Why You Shouldn’t Read Ray Dalio’s Principles
Ray Dalio is one of the world’s most financially successful men, so when he announced that he would be publishing the principles he credits with his success many people were excited to see what he would come out with.
I was one of these people. After the public release of his shorter principles writeup he drafted and released online through Bridgewater’s website, I was excited.
Based on what we could read for ourselves, the more formal release of his principles was to be a meaningful dive into what enabled his life’s success. It was sure to be a focused and exhaustive look into working effectively and taking action. Principles that enable every reader to create better outcomes in their own lives.
His philosophy seemed to center around what we might call goal-oriented self-reflection. The process of taking action, looking at results, and seeing how these results challenge our understanding of how we can reach our goals. This process would strengthen our character and skillset.

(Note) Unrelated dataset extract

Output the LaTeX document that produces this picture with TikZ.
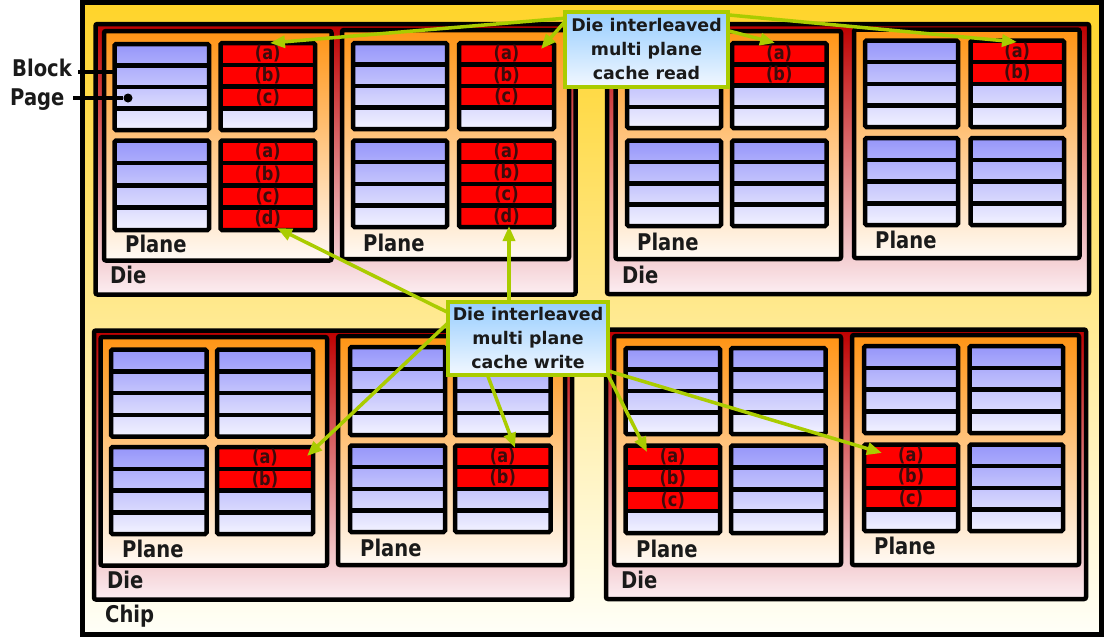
\documentclass[tikz,border=0pt]{standalone}
\usepackage{fontspec}
\usetikzlibrary{arrows.meta}
\newfontfamily\lblfont[FakeStretch=0.85]{DejaVu Sans}
\newfontfamily\calfont{DejaVu Sans}
\newfontfamily\pgfont[FakeStretch=0.85]{DejaVu Sans}
\definecolor{chipTop}{RGB}{255,212,42}
\definecolor{chipBot}{RGB}{255,255,248}
\definecolor{dieTop}{RGB}{190,0,0}
\definecolor{dieBot}{RGB}{252,238,242}
\definecolor{plTop}{RGB}{255,148,20}
\definecolor{plBot}{RGB}{255,250,245}
\definecolor{blkTop}{RGB}{150,150,250}
\definecolor{blkBot}{RGB}{242,242,255}
\definecolor{pgRed}{RGB}{255,0,0}
\definecolor{pgInk}{RGB}{60,12,12}
\definecolor{lime}{RGB}{170,204,0}
\definecolor{calTop}{RGB}{150,205,255}
\definecolor{calBot}{RGB}{242,248,255}
\definecolor{ink}{RGB}{26,26,26}
\pgfdeclarelayer{fg}
\pgfsetlayers{main,fg}
\tikzset{
 chipbox/.style={draw=black, line width=5pt, top color=chipTop, bottom color=chipBot, inner sep=0pt, outer sep=0pt},
 diebox/.style={draw=black, line width=4.5pt, rounded corners=2pt, top color=dieTop, bottom color=dieBot, inner sep=0pt, outer sep=0pt},
 planebox/.style={draw=black, line width=4.5pt, rounded corners=2pt, top color=plTop, bottom color=plBot, inner sep=0pt, outer sep=0pt},
 blkfill/.style={top color=blkTop, bottom color=blkBot, inner sep=0pt, outer sep=0pt},
 blkline/.style={draw=black, line width=4.5pt, rounded corners=1.5pt},
 sepline/.style={draw=black, line width=4.5pt},
 redpage/.style={fill=pgRed},
 pglbl/.style={font=\pgfont\bfseries\fontsize{19}{19}\selectfont, text=pgInk, inner sep=0pt},
 lbl/.style={font=\lblfont\bfseries\fontsize{23}{23}\selectfont, text=ink, inner sep=0pt, anchor=base west},
 callout/.style={draw=lime, line width=4.5pt, top color=calTop, bottom color=calBot, inner sep=0pt, outer sep=0pt, align=center, font=\calfont\bfseries\fontsize{17.4}{24}\selectfont, text=ink},
 arr/.style={draw=lime, line width=3.5pt, -{Triangle[length=15pt,width=12pt]}},
 leader/.style={draw=black, line width=4pt},
}
\newcommand\rectnode[6]{\node[#1, minimum width={(#5)-(#3)}, minimum height={(#6)-(#4)}] (#2) at ({((#3)+(#5))/2},{((#4)+(#6))/2}) {};}
\newcommand\blk[6]{%
  \node[blkfill, minimum width={(#4)-(#2)}, minimum height={(#5)-(#3)}] (#1) at ({((#2)+(#4))/2},{((#3)+(#5))/2}) {};
  \foreach \k in {1,...,4}{\ifnum\k>#6\relax\else
    \fill[redpage] (#2,{(#3)+(\k-1)*((#5)-(#3))/4}) rectangle (#4,{(#3)+\k*((#5)-(#3))/4});\fi}
  \foreach \k in {1,2,3}{\draw[sepline] (#2,{(#3)+\k*((#5)-(#3))/4}) -- (#4,{(#3)+\k*((#5)-(#3))/4});}
  \draw[blkline] (#1.south west) rectangle (#1.north east);
  \foreach \k/\l in {1/a,2/b,3/c,4/d}{\ifnum\k>#6\relax\else
    \node[pglbl] (#1-\l) at ({((#2)+(#4))/2},{(#3)+(\k-0.5)*((#5)-(#3))/4}) {(\l)};\fi}
}
\begin{document}
\begin{tikzpicture}[x=1pt,y=-1pt]
\useasboundingbox (0,0) rectangle (1104,637);
% chip
\rectnode{chipbox}{chip}{82.5}{2.5}{1101.5}{634.5}
% dies
\rectnode{diebox}{dieTL}{95.5}{24}{575.5}{294.5}
\rectnode{diebox}{dieTR}{607}{24}{1089}{294}
\rectnode{diebox}{dieBL}{94}{330.5}{572}{599.5}
\rectnode{diebox}{dieBR}{606}{329.5}{1086}{599}
% planes
\rectnode{planebox}{plTL1}{104}{31}{331.5}{260.5}
\rectnode{planebox}{plTL2}{342}{30}{569}{259}
\rectnode{planebox}{plTR1}{615.5}{31}{841}{259}
\rectnode{planebox}{plTR2}{854}{29.5}{1079.5}{258}
\rectnode{planebox}{plBL1}{100.5}{337}{327}{565.5}
\rectnode{planebox}{plBL2}{338}{336}{565}{565}
\rectnode{planebox}{plBR1}{614}{336}{841}{565}
\rectnode{planebox}{plBR2}{852}{335}{1079}{565}
% blocks
\blk{tl1a}{114.5}{44}{209}{130}{0}
\blk{tl1b}{220.5}{43}{315}{130}{3}
\blk{tl1c}{114.5}{140.5}{209}{230}{0}
\blk{tl1d}{220.5}{140.5}{315}{230}{4}
\blk{tl2a}{353}{43}{447}{129}{0}
\blk{tl2b}{459}{43}{554}{129}{3}
\blk{tl2c}{353}{140.5}{447}{227}{0}
\blk{tl2d}{459}{140.5}{554}{227}{4}
\blk{tr1a}{627}{43}{721}{128}{0}
\blk{tr1b}{732}{43}{826.5}{128}{2}
\blk{tr1c}{627}{140.5}{721}{226}{0}
\blk{tr1d}{732}{140.5}{826.5}{226}{0}
\blk{tr2a}{865}{40.5}{958}{127}{0}
\blk{tr2b}{970.5}{40.5}{1064}{127}{2}
\blk{tr2c}{865}{138}{958}{225}{0}
\blk{tr2d}{970.5}{138}{1064}{225}{0}
\blk{bl1a}{111}{349.5}{206.5}{436.5}{0}
\blk{bl1b}{217}{349.5}{313}{436.5}{0}
\blk{bl1c}{111}{447}{206.5}{534}{0}
\blk{bl1d}{217}{447}{313}{534}{2}
\blk{bl2a}{350}{347}{445}{435}{0}
\blk{bl2b}{455}{347}{550.5}{435}{0}
\blk{bl2c}{350}{445.5}{445}{532}{0}
\blk{bl2d}{455}{445.5}{550.5}{532}{2}
\blk{br1a}{625.5}{348}{720}{434}{0}
\blk{br1b}{731}{348}{825.5}{434}{0}
\blk{br1c}{625.5}{445.5}{720}{533}{3}
\blk{br1d}{731}{445.5}{825.5}{533}{0}
\blk{br2a}{864}{346}{958}{433}{0}
\blk{br2b}{969.5}{346}{1063}{433}{0}
\blk{br2c}{864}{444.5}{958}{531}{3}
\blk{br2d}{969.5}{444.5}{1063}{531}{0}
% labels
\node[lbl] (lpTL1) at (125,252) {Plane};
\node[lbl] (lpTL2) at (363,251) {Plane};
\node[lbl] (lpTR1) at (637,250) {Plane};
\node[lbl] (lpTR2) at (875,248) {Plane};
\node[lbl] (lpBL1) at (122,557) {Plane};
\node[lbl] (lpBL2) at (360,556) {Plane};
\node[lbl] (lpBR1) at (636,557) {Plane};
\node[lbl] (lpBR2) at (874,554) {Plane};
\node[lbl] (ldTL) at (110,283) {Die};
\node[lbl] (ldTR) at (622,283) {Die};
\node[lbl] (ldBL) at (107,588) {Die};
\node[lbl] (ldBR) at (621,588) {Die};
\node[lbl] (lchip) at (105,622) {Chip};
\node[lbl] (lblock) at (12,76) {Block};
\node[lbl] (lpage) at (10,105) {Page};
% leaders
\coordinate (blk-s) at (78,72);
\draw[leader] (blk-s) -- (blk-s -| tl1a.west);
\coordinate (pg-s) at (73,98);
\node[circle, fill=black, inner sep=0pt, minimum size=9pt] (pgdot) at (128,98) {};
\draw[leader] (pg-s) -- (pgdot);
% callouts
\begin{pgfonlayer}{fg}
\node[callout, minimum width=163pt, minimum height=75pt] (rd) at (646.5,49.5) {Die interleaved\\multi plane\\cache read};
\node[callout, minimum width=160pt, minimum height=73pt] (wr) at (528,338.5) {Die interleaved\\multi plane\\cache write};
\end{pgfonlayer}
% arrow tips
\coordinate (r1t) at (270,43);
\coordinate (r2t) at (541,49);
\coordinate (r3t) at (775,43);
\coordinate (r4t) at (1017,42);
\coordinate (w1t) at (277,228);
\coordinate (w2t) at (509,226);
\coordinate (w3t) at (307,456);
\coordinate (w4t) at (515,448);
\coordinate (w5t) at (647,452);
\coordinate (w6t) at (882,453);
\draw[arr] (rd.159) -- (r1t);
\draw[arr] (rd.161) -- (r2t);
\draw[arr] (rd.13.5) -- (r3t);
\draw[arr] (rd.23) -- (r4t);
\draw[arr] (wr.162) -- (w1t);
\draw[arr] (wr.north -| w2t) -- (w2t);
\draw[arr] (wr.169) -- (w3t);
\draw[arr] (wr.222) -- (w4t);
\draw[arr] (wr.south east) -- (w5t);
\draw[arr] (wr.338.5) -- (w6t);
\end{tikzpicture}
\end{document}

The promise of Principle’s release excited and captivated many. It’s a wonderful thing to believe you can achieve future success while being virtuous at the same time. Many of us imagine a life where personal meaning and personal wealth intersect. This future is exactly the sort of vision Principles seemed to aspire to.

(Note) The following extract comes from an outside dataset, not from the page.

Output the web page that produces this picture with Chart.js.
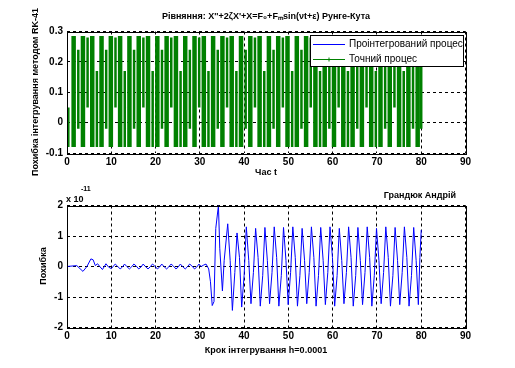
<!DOCTYPE html>
<html>
<head>
<meta charset="utf-8">
<script src="https://cdn.jsdelivr.net/npm/chart.js@4.4.0/dist/chart.umd.min.js"></script>
<style>
  html, body { margin: 0; padding: 0; background: #fff; }
  #wrap { position: relative; width: 515px; height: 368px; }
  #topChart { position: absolute; left: 0; top: 0; }
  #botChart { position: absolute; left: 0; top: 180px; }
</style>
</head>
<body>
<div id="wrap">
  <canvas id="topChart" width="515" height="180"></canvas>
  <canvas id="botChart" width="515" height="188"></canvas>
</div>
<script>
// tick labels
var xTicks = [0, 10, 20, 30, 40, 50, 60, 70, 80, 90];
var topYTicks = [-0.1, 0, 0.1, 0.2, 0.3];
var botYTicks = [-2, -1, 0, 1, 2];

// top plot: the exact process, read as vertical swings (time, low, high)
// full swings
var mainX = [1.5, 3.6, 5.7, 7.8, 9.9, 12.0, 14.1, 16.2, 18.3, 20.4, 22.5, 24.6, 26.7, 28.8, 30.9, 33.0, 35.1,
  37.2, 39.3, 41.4, 43.5, 45.6, 47.7, 49.8, 51.9, 54.0, 56.1, 58.2, 60.3, 62.4, 64.5, 66.6, 68.7, 70.8,
  72.9, 75.0, 77.1, 79.2];
var mainLo = [-0.08, -0.08, -0.08, -0.08, -0.08, -0.08, -0.08, -0.08, -0.08, -0.08, -0.08, -0.08, -0.08,
  -0.08, -0.08, -0.08, -0.08, -0.08, -0.08, -0.08, -0.08, -0.08, -0.08, -0.08, -0.08, -0.08, -0.08,
  -0.08, -0.08, -0.08, -0.08, -0.08, -0.08, -0.08, -0.08, -0.08, -0.08, -0.08];
var mainHi = [0.285, 0.285, 0.285, 0.285, 0.285, 0.285, 0.285, 0.285, 0.285, 0.285, 0.285, 0.285, 0.285,
  0.285, 0.285, 0.285, 0.285, 0.285, 0.285, 0.285, 0.285, 0.285, 0.285, 0.285, 0.285, 0.285, 0.285,
  0.285, 0.285, 0.285, 0.285, 0.285, 0.285, 0.285, 0.285, 0.285, 0.285, 0.285];
// partial swings in between
var midX = [0.3, 2.55, 4.65, 6.75, 8.85, 10.95, 13.05, 15.15, 17.25, 19.35, 21.45, 23.55, 25.65, 27.75,
  29.85, 31.95, 34.05, 36.15, 38.25, 40.35, 42.45, 44.55, 46.65, 48.75, 50.85, 52.95, 55.05, 57.15,
  59.25, 61.35, 63.45, 65.55, 67.65, 69.75, 71.85, 73.95, 76.05, 78.15, 80.0];
var midLo = [-0.08, -0.02, 0.05, -0.08, -0.02, 0.05, -0.08, -0.02, 0.05, -0.08, -0.02, 0.05, -0.08, -0.02,
  0.05, -0.08, -0.02, 0.05, -0.08, -0.02, 0.05, -0.08, -0.02, 0.05, -0.08, -0.02, 0.05, -0.08,
  -0.02, 0.05, -0.08, -0.02, 0.05, -0.08, -0.02, 0.05, -0.08, -0.02, -0.02];
var midHi = [0.05, 0.24, 0.28, 0.17, 0.24, 0.28, 0.17, 0.24, 0.28, 0.17, 0.24, 0.28, 0.17, 0.24,
  0.28, 0.17, 0.24, 0.28, 0.17, 0.24, 0.28, 0.17, 0.24, 0.28, 0.17, 0.24, 0.28, 0.17,
  0.24, 0.28, 0.17, 0.24, 0.28, 0.17, 0.24, 0.28, 0.17, 0.24, 0.2];

// bottom plot: integration error, in units of 1e-11
var errT = [0, 2.2, 3.6, 4.5, 5.4, 5.9, 6.4, 6.9, 7.4, 8.0, 8.8, 9.4, 10.0,
  10.9, 11.4, 12.0, 12.5, 13.0, 13.5, 14.1, 14.6, 15.1, 15.6, 16.2, 16.7,
  17.2, 17.7, 18.3, 18.8, 19.3, 19.8, 20.4, 20.9, 21.4, 21.9, 22.5, 23.0,
  23.5, 24.0, 24.6, 25.1, 25.6, 26.1, 26.7, 27.2, 27.7, 28.2, 28.8, 29.3,
  29.8, 30.3, 30.9, 31.4, 32.0, 32.4, 32.8, 33.2, 33.6, 34.2, 34.5, 35.1, 35.5,
  36.3, 36.85, 37.35, 37.9, 38.4, 38.95, 39.45, 40.0, 40.5, 41.05, 41.55, 42.1,
  42.6, 43.15, 43.65, 44.2, 44.7, 45.25, 45.75, 46.3, 46.8, 47.35, 47.85, 48.4,
  48.9, 49.45, 49.95, 50.5, 51.0, 51.55, 52.05, 52.6, 53.1, 53.65, 54.15, 54.7,
  55.2, 55.75, 56.25, 56.8, 57.3, 57.85, 58.35, 58.9, 59.4, 59.95, 60.45, 61.0,
  61.5, 62.05, 62.55, 63.1, 63.6, 64.15, 64.65, 65.2, 65.7, 66.25, 66.75, 67.3,
  67.8, 68.35, 68.85, 69.4, 69.9, 70.45, 70.95, 71.5, 72.0, 72.55, 73.05, 73.6,
  74.1, 74.65, 75.15, 75.7, 76.2, 76.75, 77.25, 77.8, 78.3, 78.85, 79.35, 79.7, 80.0];
var errY = [0, 0.03, -0.16, 0, 0.25, 0.22, 0.03, 0.09, 0, -0.1, 0.09, -0.02, -0.07,
  0.08, 0.01, -0.08, -0.02, 0.08, 0.0, -0.08, -0.01, 0.08, 0.02, -0.08, -0.02,
  0.08, 0.0, -0.08, -0.01, 0.08, 0.02, -0.08, -0.02, 0.08, 0.0, -0.08, -0.01,
  0.08, 0.02, -0.08, -0.02, 0.08, 0.0, -0.08, -0.01, 0.08, 0.02, -0.08, -0.02,
  0.08, 0.0, 0.05, 0.08, -0.08, -0.5, -1.28, -1.15, 1.25, 2.0, 0.6, -0.8, 0.2,
  1.4, 0.2, -1.44, -0.2, 1.1, 0.3, -1.33, -0.3, 1.3, 0.2, -1.22, -0.2,
  1.25, 0.3, -1.3, -0.3, 1.28, 0.2, -1.22, -0.2, 1.3, 0.3, -1.3, -0.3,
  1.28, 0.2, -1.25, -0.2, 1.3, 0.3, -1.3, -0.3, 1.25, 0.2, -1.22, -0.2,
  1.3, 0.3, -1.3, -0.3, 1.28, 0.2, -1.25, -0.2, 1.3, 0.3, -1.3, -0.3,
  1.25, 0.2, -1.22, -0.2, 1.3, 0.3, -1.3, -0.3, 1.28, 0.2, -1.25, -0.2,
  1.3, 0.3, -1.3, -0.3, 1.25, 0.2, -1.22, -0.2, 1.3, 0.3, -1.3, -0.3,
  1.28, 0.2, -1.25, -0.2, 1.3, 0.3, -1.3, -0.3, 1.28, 0.2, -1.25, 0.3, 1.2];

var FONT = "'Liberation Sans', Arial, sans-serif";

// each swing becomes a short vertical stroke, separated by gaps
function swingPoints(xs, lo, hi) {
  var pts = [];
  for (var i = 0; i < xs.length; i++) {
    pts.push({ x: xs[i], y: lo[i] });
    pts.push({ x: xs[i], y: hi[i] });
    pts.push({ x: xs[i], y: null });
  }
  return pts;
}

var errPoints = errT.map(function (t, i) { return { x: t, y: errY[i] }; });

// frame, texts and the boxed legend (matlab style)
var decor = {
  id: 'decor',
  afterDraw: function (chart, args, opts) {
    var ctx = chart.ctx, a = chart.chartArea;
    ctx.save();
    ctx.strokeStyle = '#000';
    ctx.lineWidth = 1;
    ctx.setLineDash([]);
    ctx.strokeRect(Math.round(a.left) + 0.5, Math.round(a.top) + 0.5,
      Math.round(a.right - a.left), Math.round(a.bottom - a.top));

    (opts.texts || []).forEach(function (t) {
      ctx.save();
      ctx.fillStyle = '#000';
      ctx.font = t.font;
      ctx.textAlign = t.align || 'center';
      ctx.textBaseline = 'middle';
      ctx.translate(t.x, t.y);
      if (t.rotate) ctx.rotate(t.rotate);
      ctx.fillText(t.text, 0, 0);
      ctx.restore();
    });

    var lg = opts.legend;
    if (lg) {
      ctx.fillStyle = '#fff';
      ctx.fillRect(lg.x, lg.y, lg.w, lg.h);
      ctx.strokeRect(lg.x + 0.5, lg.y + 0.5, lg.w, lg.h);
      ctx.font = lg.font;
      ctx.textAlign = 'left';
      ctx.textBaseline = 'middle';
      lg.items.forEach(function (it, i) {
        var y = lg.y + lg.first + i * lg.step + 0.5;
        ctx.strokeStyle = it.color;
        ctx.lineWidth = 1;
        ctx.beginPath();
        ctx.moveTo(lg.x + 3, y);
        ctx.lineTo(lg.x + 35, y);
        ctx.stroke();
        if (it.marker) {
          ctx.beginPath();
          ctx.moveTo(lg.x + 19, y - 2);
          ctx.lineTo(lg.x + 19, y + 2);
          ctx.stroke();
        }
        ctx.fillStyle = '#000';
        ctx.fillText(it.label, lg.x + 39, y);
      });
    }
    ctx.restore();
  }
};

function axisX(h) {
  return {
    type: 'linear', min: 0, max: 90,
    afterFit: function (s) { s.height = h; },
    afterBuildTicks: function (s) { s.ticks = xTicks.map(function (v) { return { value: v }; }); },
    ticks: { autoSkip: false, maxRotation: 0, padding: 3, color: '#000', font: { family: FONT, size: 10, weight: 'bold' } },
    grid: { color: '#000', lineWidth: 1, drawTicks: false },
    border: { display: false, dash: [3, 3] }
  };
}

function axisY(min, max, ticks) {
  return {
    type: 'linear', min: min, max: max,
    afterFit: function (s) { s.width = 67; },
    afterBuildTicks: function (s) { s.ticks = ticks.map(function (v) { return { value: v }; }); },
    ticks: {
      autoSkip: false, padding: 4, color: '#000', font: { family: FONT, size: 10, weight: 'bold' },
      callback: function (v) { return String(Math.round(v * 10) / 10); }
    },
    grid: { color: '#000', lineWidth: 1, drawTicks: false },
    border: { display: false, dash: [3, 3] }
  };
}

var bold9 = 'bold 9px ' + FONT;

new Chart(document.getElementById('topChart'), {
  type: 'line',
  data: {
    datasets: [{
      label: 'Точний процес',
      data: swingPoints(mainX, mainLo, mainHi),
      borderColor: '#008000',
      borderWidth: 4.5,
      pointRadius: 0,
      spanGaps: false
    }, {
      label: 'Точний процес',
      data: swingPoints(midX, midLo, midHi),
      borderColor: '#008000',
      borderWidth: 2.5,
      pointRadius: 0,
      spanGaps: false
    }, {
      label: 'Проінтегрований процес',
      data: swingPoints(mainX, mainLo, mainHi),
      borderColor: '#0000ff',
      borderWidth: 1,
      pointRadius: 0,
      spanGaps: false
    }]
  },
  options: {
    responsive: false,
    animation: false,
    layout: { padding: { left: 0, right: 49.5, top: 31.5, bottom: 0 } },
    scales: { x: axisX(27), y: axisY(-0.1, 0.3, topYTicks) },
    plugins: {
      legend: { display: false },
      tooltip: { enabled: false },
      decor: {
        texts: [
          { text: "Рівняння: X''+2ζX'+X=F₀+Fₘsin(νt+ε) Рунге-Кута", x: 266, y: 17, font: bold9 },
          { text: 'Час t', x: 266, y: 173, font: bold9 },
          { text: 'Похибка інтегрування методом RK-41', x: 36, y: 92, rotate: -Math.PI / 2, font: bold9 }
        ],
        legend: {
          x: 310, y: 35, w: 153, h: 31, first: 9, step: 15, font: '10px ' + FONT,
          items: [
            { label: 'Проінтегрований процес', color: '#0000ff' },
            { label: 'Точний процес', color: '#008000', marker: true }
          ]
        }
      }
    }
  },
  plugins: [decor]
});

new Chart(document.getElementById('botChart'), {
  type: 'line',
  data: {
    datasets: [{
      label: 'Похибка',
      data: errPoints,
      borderColor: '#0000ff',
      borderWidth: 1,
      pointRadius: 0,
      tension: 0
    }]
  },
  options: {
    responsive: false,
    animation: false,
    layout: { padding: { left: 0, right: 49.5, top: 25.5, bottom: 0 } },
    scales: { x: axisX(40.5), y: axisY(-2, 2, botYTicks) },
    plugins: {
      legend: { display: false },
      tooltip: { enabled: false },
      decor: {
        texts: [
          { text: 'Грандюк Андрій', x: 456, y: 16, align: 'right', font: bold9 },
          { text: 'x 10', x: 66, y: 20, align: 'left', font: bold9 },
          { text: '-11', x: 81, y: 9, align: 'left', font: 'bold 7px ' + FONT },
          { text: 'Крок інтегрування h=0.0001', x: 266, y: 171, font: bold9 },
          { text: 'Похибка', x: 44, y: 86, rotate: -Math.PI / 2, font: bold9 }
        ]
      }
    }
  },
  plugins: [decor]
});
</script>
</body>
</html>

So it was to great dismay that I found Principles to be deeply lacking in how it offered to help us execute this vision.
Principles was a book with a profound mission to inspire its readers to embrace the habits and principles that led Dalio to success, but what did we get in return?
Our years-long wait to understand the foundation behind Dalio’s success was an encyclopedic lookup table?
You’ve got to be kidding me.
I found myself hating Principles because it promised to inspire transformation, but instead offered an author’s self-indulgence.
Principles seems to be an example of a book where the editor was unable to do their job. Instead of publishing an appealing and convincing narrative, the book asks us to use an index of go-to scenarios.
The complexity of these scenario-based principles is comical.

No book, no matter how well crafted, can excite an audience by breaking down ideas into their minutiae without communicating their value through contexts we might relate to emotionally.
But that’s exactly what Dalio’s done.
He took one of the most promising book releases of this decade and destroyed its potential by making its message unpersuasive. A comprehensive guide to improving our lives spent all of its persuasive potential, thus all of its impact and because it’s widely acknowledged that Dalio published Principles as a way to give back to the greater community and form a lasting legacy, it’s especially sad.
I cannot recommend you read Principles in full. Likely I won’t have to anyway to ensure that doesn’t happen. The number of people who read Principles from cover to cover is few and while a book from a very successful man who touts the promise of merging virtue with work will carry on with conversational merit at dinner parties, its influence will quickly wane.
If you do wish to read Principles, read and focus your attention on “Part 1 — Where I’m Coming From”.
“Where I’m Coming From” offers the greatest value within Principles by showing you Dalio’s path toward success as something that can be easily understood. It reveals how one man’s hubris led him to take risks and fail, but because he documented his process and learned from his failures he continually improved.
It may not easily be noticed, but here is where Dalio makes his greatest contribution towards helping readers of Principle’s improve and it’s actually fairly subtle.
Most everyone understands that learning from failure is important, but most don’t understand that reflecting on failure isn’t enough to understand how you failed.
Reflecting on failure is both retrospective and emotional. This type of reflection clouds judgement and creates bias. We don’t want to confirm our suspicions. We want to know the truth, so we stop failing.
You can’t learn from failures if you don’t understand how they happened.
Retrospectively looking at failure isn’t reliable.
Dalio actively document’s his processes to avoid retrospective bias.
The true lesson Principles offers is that it’s extremely valuable to document the process you use to do anything important and by documenting your process you will notice ways to improve it.
Documenting process allows to you understand failures in context, grow, and improve faster than those who don’t, which is almost everyone.